下面是Keras 和Scikit learn神经网络框架、参数和训练效果,不知道在Keras神经网络上有什么可提高的方向?
model_1=keras.Sequential(
[
layers.Dense(20,
activation="relu",
input_shape=(6,),name="layer1",
kernel_initializer=initializers.RandomNormal(stddev=0.01),
bias_initializer=initializers.Zeros(),
),
layers.Dropout(0.3, noise_shape=None, seed=None),
layers.Dense(20,
activation="relu",
name="layer2",
kernel_initializer=initializers.RandomNormal(stddev=0.1),
bias_initializer=initializers.Zeros(),
),
layers.Dropout(0.3, noise_shape=None, seed=None),
layers.Dense(20,
activation="relu",
name="layer3",
kernel_initializer=initializers.RandomNormal(stddev=0.1),
bias_initializer=initializers.Zeros(),
),
layers.Dropout(0.3, noise_shape=None, seed=None),
layers.Dense(20,
activation="relu",
name="layer4",
kernel_initializer=initializers.RandomNormal(stddev=0.1),
bias_initializer=initializers.Zeros(),
# kernel_regularizer=keras.regularizers.l2(0.0001),
),
layers.Dropout(0.3, noise_shape=None, seed=None),
layers.Dense(20,
activation="relu",
name="layer5",
kernel_initializer=initializers.RandomNormal(stddev=0.01),
bias_initializer=initializers.Zeros(),
),
layers.Dense(1,
name="lastlayer",
kernel_initializer=initializers.RandomNormal(stddev=0.01),
bias_initializer=initializers.Zeros(),
),
]
)
model_1.compile(
optimizer=keras.optimizers.Adam(lr=0.001, beta_1=0.9, beta_2=0.999, epsilon=1e-8,clipvalue=1),
loss='MSE',
)
history_1=model_1.fit(x_scaled_2, y_scaled_2,
batch_size=64,
validation_split=0.2,
epochs=4000,
verbose=2,
)
model = MLPRegressor(activation='relu', alpha=0.0001,batch_size='auto', beta_1=0.9, beta_2=0.999,
early_stopping=False, epsilon=1e-08,hidden_layer_sizes=(20,60,60,60,60,20),
learning_rate='constant',learning_rate_init=0.01, max_iter=50000,
momentum=0.9, n_iter_no_change=100,nesterovs_momentum=True, power_t=0.5,
random_state=1, shuffle=True, solver='lbfgs',
tol=0.0001, validation_fraction=0.2, verbose=True, warm_start=False)
1.你用了dropout,在做inference的时候,需要用keras.backend.set_learning_phase(0)将模型设置为test模式。
2.keras模型和scikit的MLPRegressor设置的初始学习率不一样,请保持一致再对比。
3.keras可以用LearningRateScheduler动态地调整学习率,随着epochs的增加去减少学习率,这样就会在模型训练进入plateau时继续涨点。

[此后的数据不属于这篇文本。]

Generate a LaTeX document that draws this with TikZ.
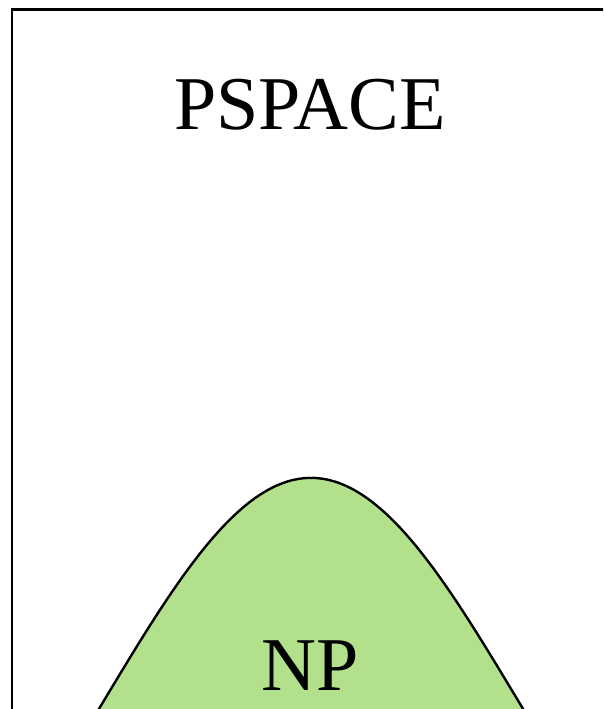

示例如下:https://tensorflow.google.cn/api_docs/python/tf/keras/callbacks/LearningRateScheduler?hl=en#example
4.kernel_initializer可以用默认的glorot_uniform
5.scikit的MLPRegressor你选择了使用l-bfgs这种二阶优化算法,虽然会有使用限制但是一般二阶优化算法收敛速度回更快,如果你用的是tf2中的keras的话可以用一用TensorFlow Probability提供的tfp.optimizer.lbfgs_minimize优化器,或者把MLPRegressor优化器换成adam再进行对比
6.网络模型大小不一样,请保持scikit的MLPRegressor的hidden_layer_sizes与tf一致再进对比
只有三千组数据啊,层数需要这么深吗? 你这个效果是测试集上的效果还是训练集的,分别对比一下两个效果